Sampling plants in quadrats is a challenging endeavor. It requires a taste for botany in its most raw and primitive state. Plants encountered in quadrats are almost always sterile and range from newborn seedlings to the withered remains of plants that may have senesced earlier in the year; and everything green in between. The field botanist spends countless hours in a growing season on his knees, head buried in vegetation, straining to use a hand lens at ground level in order to examine such subtleties as the red calluses on the teeth of Ceanothus americanus seedlings or the length of the ligule that separates Andropogon virginicus from Andropogon scoparius (Schizachyrium lacks taxonomic credibility when applied to Little Bluestem).
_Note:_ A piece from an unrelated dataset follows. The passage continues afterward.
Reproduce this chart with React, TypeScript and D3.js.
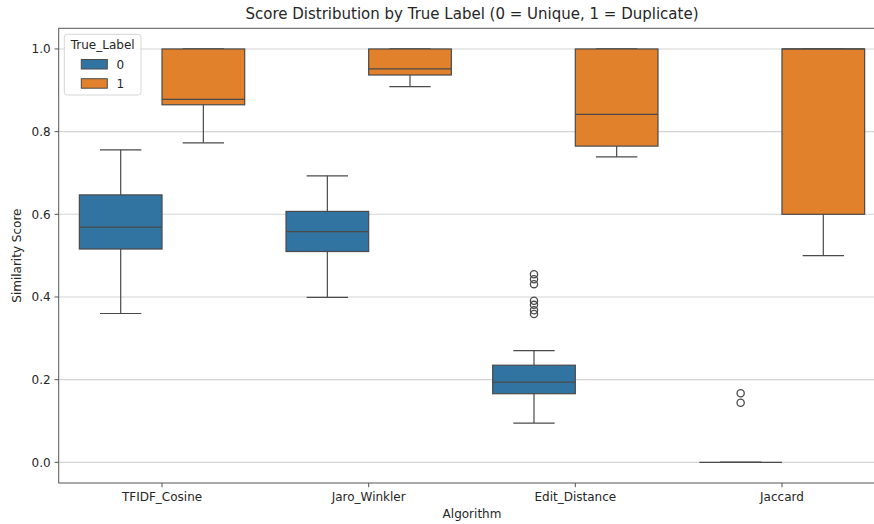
import React from "react";
import * as d3 from "d3";

const categories = ["TFIDF_Cosine", "Jaro_Winkler", "Edit_Distance", "Jaccard"];
const hueLabels = ["0", "1"];
const hueColors = ["#3274a1", "#e1812c"];

// label 0 (Unique)
const low0 = [0.36, 0.399, 0.095, 0.0];
const q1_0 = [0.516, 0.51, 0.166, 0.0];
const med0 = [0.569, 0.558, 0.194, 0.0];
const q3_0 = [0.647, 0.607, 0.235, 0.0];
const high0 = [0.756, 0.693, 0.27, 0.0];
const fliers0 = [[], [], [0.455, 0.443, 0.431, 0.391, 0.381, 0.368, 0.359], [0.167, 0.144]];

// label 1 (Duplicate)
const low1 = [0.773, 0.909, 0.739, 0.5];
const q1_1 = [0.865, 0.937, 0.765, 0.6];
const med1 = [0.878, 0.952, 0.842, 1.0];
const q3_1 = [1.0, 1.0, 1.0, 1.0];
const high1 = [1.0, 1.0, 1.0, 1.0];
const fliers1: number[][] = [[], [], [], []];

const yTicks = [0.0, 0.2, 0.4, 0.6, 0.8, 1.0];

const W = 874;
const H = 524;
const left = 58.7;
const right = 885.3;
const top = 28.3;
const bottom = 483;

const series = [
  { low: low0, q1: q1_0, med: med0, q3: q3_0, high: high0, fliers: fliers0 },
  { low: low1, q1: q1_1, med: med1, q3: q3_1, high: high1, fliers: fliers1 },
];

export default function App() {
  const x = d3.scaleBand<string>().domain(categories).range([left, right]).padding(0);
  const y = d3.scaleLinear().domain([-0.05, 1.05]).range([bottom, top]);
  const bw = x.bandwidth();
  const boxW = bw * 0.4;
  const line = "#4a4a4a";
  const font = "DejaVu Sans, sans-serif";

  return (
    <div style={{ position: "fixed", left: 0, top: 0 }}>
      <svg width={W} height={H} style={{ display: "block", background: "#fff" }} fontFamily={font}>
        <defs>
          <clipPath id="plot">
            <rect x={left} y={top} width={right - left} height={bottom - top} />
          </clipPath>
        </defs>
        {/* grid */}
        {yTicks.map((t) => (
          <line key={"g" + t} x1={left} x2={right} y1={y(t)} y2={y(t)} stroke="#d4d4d4" strokeWidth={1.1} />
        ))}
        {/* boxes */}
        <g clipPath="url(#plot)">
          {categories.map((c, i) => {
            const center = (x(c) as number) + bw / 2;
            return series.map((s, h) => {
              const cx = center + (h === 0 ? -boxW / 2 : boxW / 2);
              const x0 = cx - boxW / 2;
              const capW = boxW / 2;
              return (
                <g key={c + h}>
                  <line x1={cx} x2={cx} y1={y(s.q1[i])} y2={y(s.low[i])} stroke={line} strokeWidth={1.2} />
                  <line x1={cx} x2={cx} y1={y(s.q3[i])} y2={y(s.high[i])} stroke={line} strokeWidth={1.2} />
                  <line x1={cx - capW / 2} x2={cx + capW / 2} y1={y(s.low[i])} y2={y(s.low[i])} stroke={line} strokeWidth={1.2} />
                  <line x1={cx - capW / 2} x2={cx + capW / 2} y1={y(s.high[i])} y2={y(s.high[i])} stroke={line} strokeWidth={1.2} />
                  <rect
                    x={x0}
                    y={y(s.q3[i])}
                    width={boxW}
                    height={Math.max(0, y(s.q1[i]) - y(s.q3[i]))}
                    fill={hueColors[h]}
                    stroke={line}
                    strokeWidth={1.2}
                  />
                  <line x1={x0} x2={x0 + boxW} y1={y(s.med[i])} y2={y(s.med[i])} stroke={line} strokeWidth={1.2} />
                  {s.fliers[i].map((f, k) => (
                    <circle key={k} cx={cx} cy={y(f)} r={3.6} fill="none" stroke={line} strokeWidth={1.3} />
                  ))}
                </g>
              );
            });
          })}
        </g>
        {/* spines */}
        <rect x={left} y={top} width={right - left} height={bottom - top} fill="none" stroke="#555" strokeWidth={1} />
        {/* y ticks */}
        {yTicks.map((t) => (
          <g key={"y" + t}>
            <line x1={left - 4.2} x2={left} y1={y(t)} y2={y(t)} stroke="#555" strokeWidth={1} />
            <text x={left - 8} y={y(t)} dy="0.35em" textAnchor="end" fontSize={12} fill="#262626">
              {t.toFixed(1)}
            </text>
          </g>
        ))}
        {/* x ticks */}
        {categories.map((c) => {
          const cx = (x(c) as number) + bw / 2;
          return (
            <g key={"x" + c}>
              <line x1={cx} x2={cx} y1={bottom} y2={bottom + 4.2} stroke="#555" strokeWidth={1} />
              <text x={cx} y={501} textAnchor="middle" fontSize={12} fill="#262626">
                {c}
              </text>
            </g>
          );
        })}
        {/* axis labels */}
        <text x={(left + right) / 2} y={518} textAnchor="middle" fontSize={12} fill="#262626">
          Algorithm
        </text>
        <text
          transform={`translate(21,${(top + bottom) / 2}) rotate(-90)`}
          textAnchor="middle"
          fontSize={12}
          fill="#262626"
        >
          Similarity Score
        </text>
        {/* title */}
        <text x={(left + right) / 2} y={18.5} textAnchor="middle" fontSize={15} fill="#262626">
          Score Distribution by True Label (0 = Unique, 1 = Duplicate)
        </text>
        {/* legend */}
        <g>
          <rect x={64.3} y={34.3} width={76.7} height={60.7} rx={3} fill="#fff" fillOpacity={0.8} stroke="#d6d6d6" strokeWidth={1} />
          <text x={102.7} y={49} textAnchor="middle" fontSize={12} fill="#262626">
            True_Label
          </text>
          {hueLabels.map((lab, h) => (
            <g key={lab}>
              <rect x={81.3} y={59.5 + h * 19.2} width={26} height={9.5} fill={hueColors[h]} stroke={line} strokeWidth={1} />
              <text x={116.5} y={69 + h * 18.7} fontSize={12} fill="#262626">
                {lab}
              </text>
            </g>
          ))}
        </g>
      </svg>
    </div>
  );
}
All this with the discomfort and sometimes fear that ticks, chiggers, horseflies, deerflies, yellow jackets, mosquitoes, gnats, spiders, snakes, falling limbs, storms, poison-ivy, heat and meth-heads illicit all around you. You know you have reached the pinnacle of a seasoned field botanist when you choose to examine a deftly teased Scleria achene between your fingers before you tend to the thousands of seed ticks that have just colonized your hand, or to wipe the searing sweat from your burning eye sockets.

In spite of this, the forests, woodlands, glades and prairies are our laboratories, where we test and untangle the differences in taxa by their simplest organs; their leaves and stems. Hard won are the tricks of our trade and they evoke an excitement that can be shared with few and appreciated by even fewer. After 12 years in the field, I am still a student of the flora and each day I am humbled by the myriad challenges of the trade.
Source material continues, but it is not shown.